[SHORT PROBLEM] Start at the line where "Write a Python" appears and end at the line where "import pandas as pd" appears; repeat those lines exactly, both ends included, leaving pictures behind.

[DATA FOR THIS TASK]
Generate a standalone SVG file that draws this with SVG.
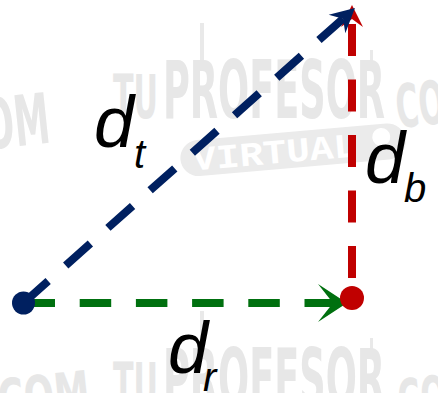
<svg xmlns="http://www.w3.org/2000/svg" width="438" height="393" viewBox="0 0 438 393">
  <style>
    .wm { fill: #e7e7e7; font-family: "Liberation Sans Narrow", "DejaVu Sans Condensed", "Liberation Sans", sans-serif; font-weight: bold; }
    .wm-bar { fill: #e9e9e9; }
    .wm-pill { fill: #ebebeb; }
    .wm-v { fill: #ffffff; font-family: "Liberation Mono", "DejaVu Sans Mono", monospace; font-weight: bold; }
    .lbl { font-family: "Liberation Sans", Arial, sans-serif; font-style: italic; fill: #000000; }
    .big { font-size: 72px; }
    .sub { font-size: 40px; }
    .vec { fill: none; stroke-width: 8; stroke-linecap: butt; }
  </style>
  <defs>
    <marker id="ahBlue" markerUnits="userSpaceOnUse" markerWidth="40" markerHeight="40" refX="0" refY="0" orient="auto" overflow="visible">
      <path d="M16,0 L-8,-12.5 L0,0 L-8,12.5 Z" fill="#002060"/>
    </marker>
    <marker id="ahRed" markerUnits="userSpaceOnUse" markerWidth="40" markerHeight="40" refX="0" refY="0" orient="auto" overflow="visible">
      <path d="M14,0 L-8,-11 L0,0 L-8,11 Z" fill="#c00000"/>
    </marker>
    <marker id="ahGreen" markerUnits="userSpaceOnUse" markerWidth="40" markerHeight="40" refX="0" refY="0" orient="auto" overflow="visible">
      <path d="M14,0 L-15,-19 L0,0 L-15,19 Z" fill="#00700f"/>
    </marker>
  </defs>

  <rect x="0" y="0" width="438" height="393" fill="#ffffff"/>

  <g id="watermark">
    <rect class="wm-bar" x="200" y="23" width="4" height="40"/>
    <rect class="wm-bar" x="370" y="50" width="3" height="12"/>
    <text class="wm" x="113" y="118" font-size="60" textLength="45" lengthAdjust="spacingAndGlyphs">TU</text>
    <text class="wm" x="163" y="118" font-size="81" textLength="222" lengthAdjust="spacingAndGlyphs">PROFESOR</text>
    <g transform="rotate(-5 290 150)">
      <rect class="wm-pill" x="180" y="132" width="226" height="36" rx="18"/>
      <text class="wm-v" x="192" y="162" font-size="34" textLength="165" lengthAdjust="spacingAndGlyphs">VIRTUAL</text>
      <circle cx="382" cy="145" r="9" fill="#ffffff"/>
    </g>
    <text class="wm" x="-40" y="148" font-size="70" textLength="92" lengthAdjust="spacingAndGlyphs" transform="rotate(-6 0 148)">COM</text>
    <text class="wm" x="398" y="128" font-size="60" textLength="80" lengthAdjust="spacingAndGlyphs" transform="rotate(-6 398 128)">COM</text>
    <rect class="wm-bar" x="200" y="311" width="4" height="40"/>
    <rect class="wm-bar" x="370" y="338" width="3" height="12"/>
    <text class="wm" x="113" y="406" font-size="60" textLength="45" lengthAdjust="spacingAndGlyphs">TU</text>
    <text class="wm" x="163" y="406" font-size="81" textLength="222" lengthAdjust="spacingAndGlyphs">PROFESOR</text>
    <text class="wm" x="0" y="420" font-size="56" textLength="92" lengthAdjust="spacingAndGlyphs" transform="rotate(-6 0 420)">COM</text>
    <text class="wm" x="400" y="420" font-size="56" textLength="80" lengthAdjust="spacingAndGlyphs" transform="rotate(-6 400 420)">COM</text>
  </g>

  <g id="connectors">
    <line id="d_r" class="vec" x1="23.5" y1="303" x2="333" y2="303" stroke="#00700f" stroke-dasharray="31.5 24.7" marker-end="url(#ahGreen)"/>
    <line id="d_b" class="vec" x1="352" y1="298" x2="352" y2="19" stroke="#c00000" stroke-width="8.5" stroke-dasharray="32 23.5" stroke-dashoffset="35.5" marker-end="url(#ahRed)"/>
    <line id="d_t" class="vec" x1="23.5" y1="303" x2="343" y2="18.7" stroke="#002060" stroke-dasharray="33 23.5" marker-end="url(#ahBlue)"/>
  </g>

  <g id="origin">
    <circle cx="23.5" cy="303" r="11.5" fill="#002060"/>
  </g>
  <g id="endpoint">
    <circle cx="352" cy="298" r="12" fill="#c00000"/>
  </g>

  <g id="label-dt">
    <text class="lbl big" x="94" y="147">d</text>
    <text class="lbl sub" x="134" y="168">t</text>
  </g>
  <g id="label-db">
    <text class="lbl big" x="365" y="183">d</text>
    <text class="lbl sub" x="404" y="202">b</text>
  </g>
  <g id="label-dr">
    <text class="lbl big" x="168" y="373">d</text>
    <text class="lbl sub" x="203" y="391">r</text>
  </g>
</svg>
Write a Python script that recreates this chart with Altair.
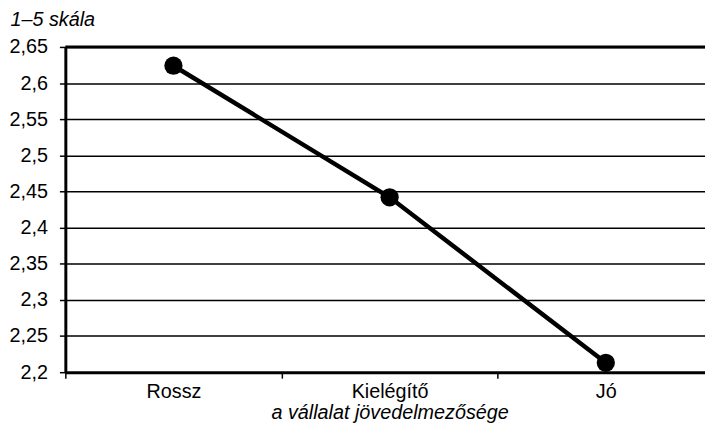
import altair as alt
import pandas as pd

categories = ["Rossz", "Kielégítő", "Jó"]
values = [2.624, 2.442, 2.213]
y_ticks = [2.2, 2.25, 2.3, 2.35, 2.4, 2.45, 2.5, 2.55, 2.6, 2.65]
y_domain = [2.2, 2.65]
y_title = "1–5 skála"
x_title = "a vállalat jövedelmezősége"

df = pd.DataFrame({"cat": categories, "val": values})
top_df = pd.DataFrame({"val": [y_domain[1]]})

FONT = "Liberation Sans"
FS = 20

x_enc = alt.X(
    "cat:N",
    sort=categories,
    title=x_title,
    scale=alt.Scale(type="band", range=[0, 656], paddingInner=0, paddingOuter=0),
    axis=alt.Axis(
        labelAngle=0,
        tickBand="extent",
        tickSize=6,
        labelPadding=4,
        titleFontStyle="italic",
        titleFontWeight="normal",
        titleY=41,
        titleBaseline="middle",
        grid=False,
    ),
)

y_axis = alt.Axis(
    values=y_ticks,
    labelExpr="replace(format(datum.value, '.2~f'), '.', ',')",
    labelOverlap=False,
    tickSize=6,
    labelPadding=12,
    grid=True,
    titleAngle=0,
    titleX=-56,
    titleY=-28,
    titleAlign="left",
    titleBaseline="middle",
    titleFontStyle="italic",
    titleFontWeight="normal",
)
y_scale = alt.Scale(domain=y_domain, nice=False, zero=False)

base = alt.Chart(df).encode(
    x=x_enc, y=alt.Y("val:Q", title=y_title, scale=y_scale, axis=y_axis)
)
line = base.mark_line(color="black", strokeWidth=4.5)
pts = base.mark_circle(color="black", size=340, opacity=1)
top = alt.Chart(top_df).mark_rule(color="black", strokeWidth=3).encode(
    y=alt.Y("val:Q", title=y_title, scale=y_scale, axis=y_axis)
)

chart = (
    alt.layer(line, pts, top)
    .properties(
        width=647,
        height=329,
        autosize=alt.AutoSizeParams(type="none"),
        padding={"left": 58, "top": 37, "right": 0, "bottom": 49},
    )
    .configure_view(stroke=None)
    .configure_axis(
        domainColor="black",
        domainWidth=3,
        tickColor="black",
        tickWidth=1.5,
        gridColor="black",
        gridWidth=1.5,
        labelFont=FONT,
        labelFontSize=FS,
        labelColor="black",
        titleFont=FONT,
        titleFontSize=FS,
        titleColor="black",
    )
)

chart.save("out.html", embed_options={"renderer": "svg", "actions": False})
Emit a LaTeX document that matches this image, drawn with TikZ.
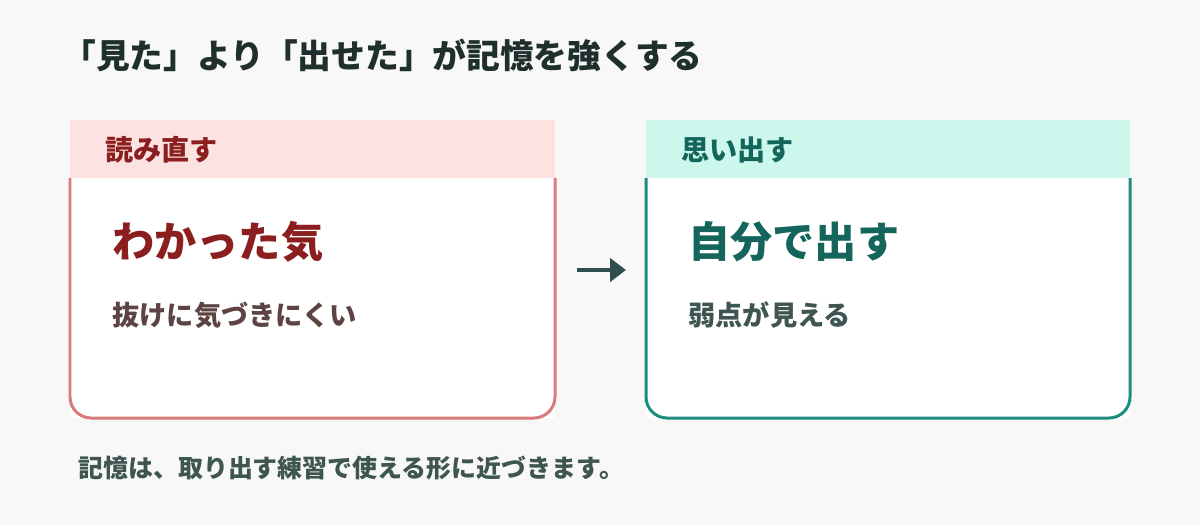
\documentclass[tikz,border=0pt]{standalone}
\usepackage{fontspec}
\newfontfamily\cjk{Noto Sans CJK JP}
\usetikzlibrary{positioning,arrows.meta}
\definecolor{bgc}{HTML}{F8F8F6}
\definecolor{redhead}{HTML}{FDE2E2}
\definecolor{redline}{HTML}{D97B7B}
\definecolor{redtext}{HTML}{8B1E1E}
\definecolor{redsub}{HTML}{5E4343}
\definecolor{teahead}{HTML}{CCF7EC}
\definecolor{tealine}{HTML}{1E8C80}
\definecolor{teatext}{HTML}{14665C}
\definecolor{teasub}{HTML}{3E5552}
\definecolor{inkc}{HTML}{1F2F2D}
\definecolor{arrowc}{HTML}{2F4F4F}
\begin{document}
\begin{tikzpicture}[
        x=0.02cm, y=-0.02cm,
        every node/.style={font=\cjk\bfseries, anchor=west, inner sep=0pt},
        headtxt/.style={font=\cjk\bfseries\fontsize{16}{18}\selectfont},
        bigtxt/.style={font=\cjk\bfseries\fontsize{24}{27}\selectfont},
        subtxt/.style={font=\cjk\bfseries\fontsize{15.5}{17}\selectfont},
        frame/.style={line width=1.7pt, rounded corners=12pt},
    ]
    \fill[bgc] (0,0) rectangle (1200,525);
    \node[font=\cjk\bfseries\fontsize{19.2}{22}\selectfont, text=inkc](title) at (62,55){「見た」より「出せた」が記憶を強くする};
    % left box
    \fill[white] (70,178) rectangle (555,418);
    \fill[redhead] (70,120) rectangle (555,178);
    \draw[frame, redline] (70,178) -- (70,418) -- (555,418) -- (555,178);
    \node[headtxt, text=redtext](reread) at (105,150){読み直す};
    \node[bigtxt, text=redtext](gotit) at (112,242){わかった気};
    \node[subtxt, text=redsub](miss) at (112,315){抜けに気づきにくい};
    % right box
    \fill[white] (646,178) rectangle (1130,418);
    \fill[teahead] (646,120) rectangle (1130,178);
    \draw[frame, tealine] (646,178) -- (646,418) -- (1130,418) -- (1130,178);
    \node[headtxt, text=teatext](recall) at (681,150){思い出す};
    \node[bigtxt, text=teatext](self) at (688,242){自分で出す};
    \node[subtxt, text=teasub](weak) at (688,315){弱点が見える};
    % arrow
    \coordinate (a0) at (577,270);
    \coordinate (a1) at (626,270);
    \draw[line width=2.8pt, arrowc, -{Triangle[length=9pt,width=13pt]}] (a0) -- (a1);
    \node[font=\cjk\bfseries\fontsize{14.2}{16}\selectfont, text=teasub](note) at (78,468){記憶は、取り出す練習で使える形に近づきます。};
\end{tikzpicture}
\end{document}
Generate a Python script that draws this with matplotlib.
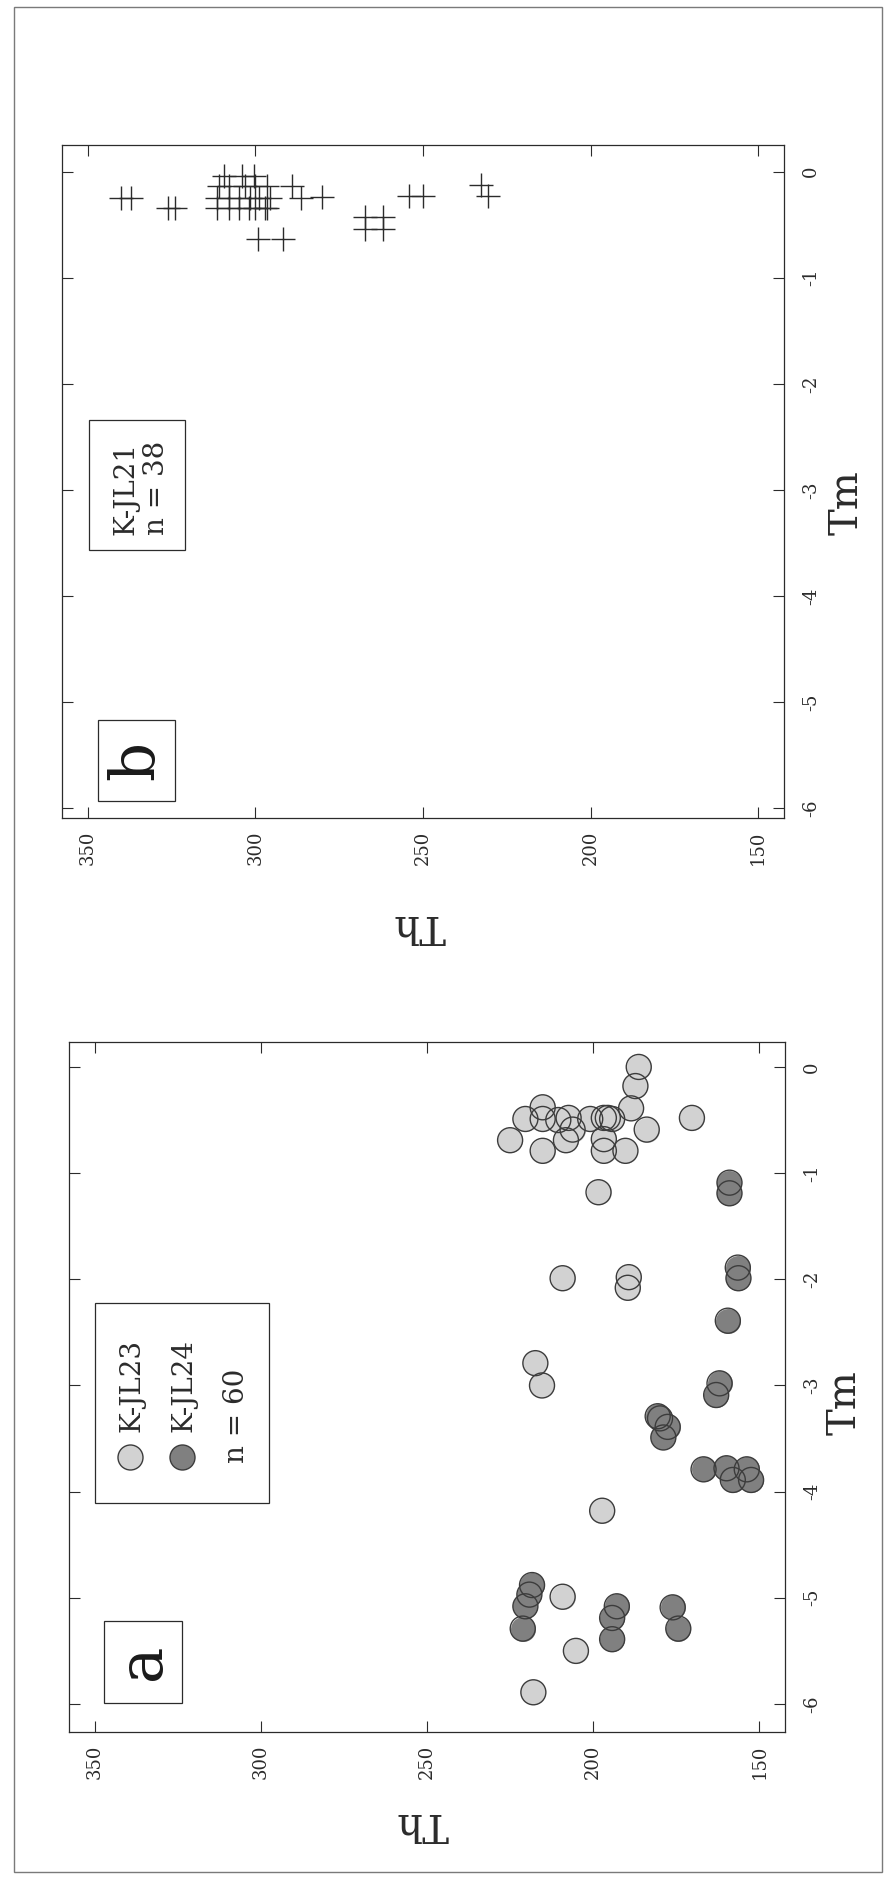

[OUTPUT OF THE EXERCISE]
Write a Python script that recreates this chart with Altair.
import altair as alt
import pandas as pd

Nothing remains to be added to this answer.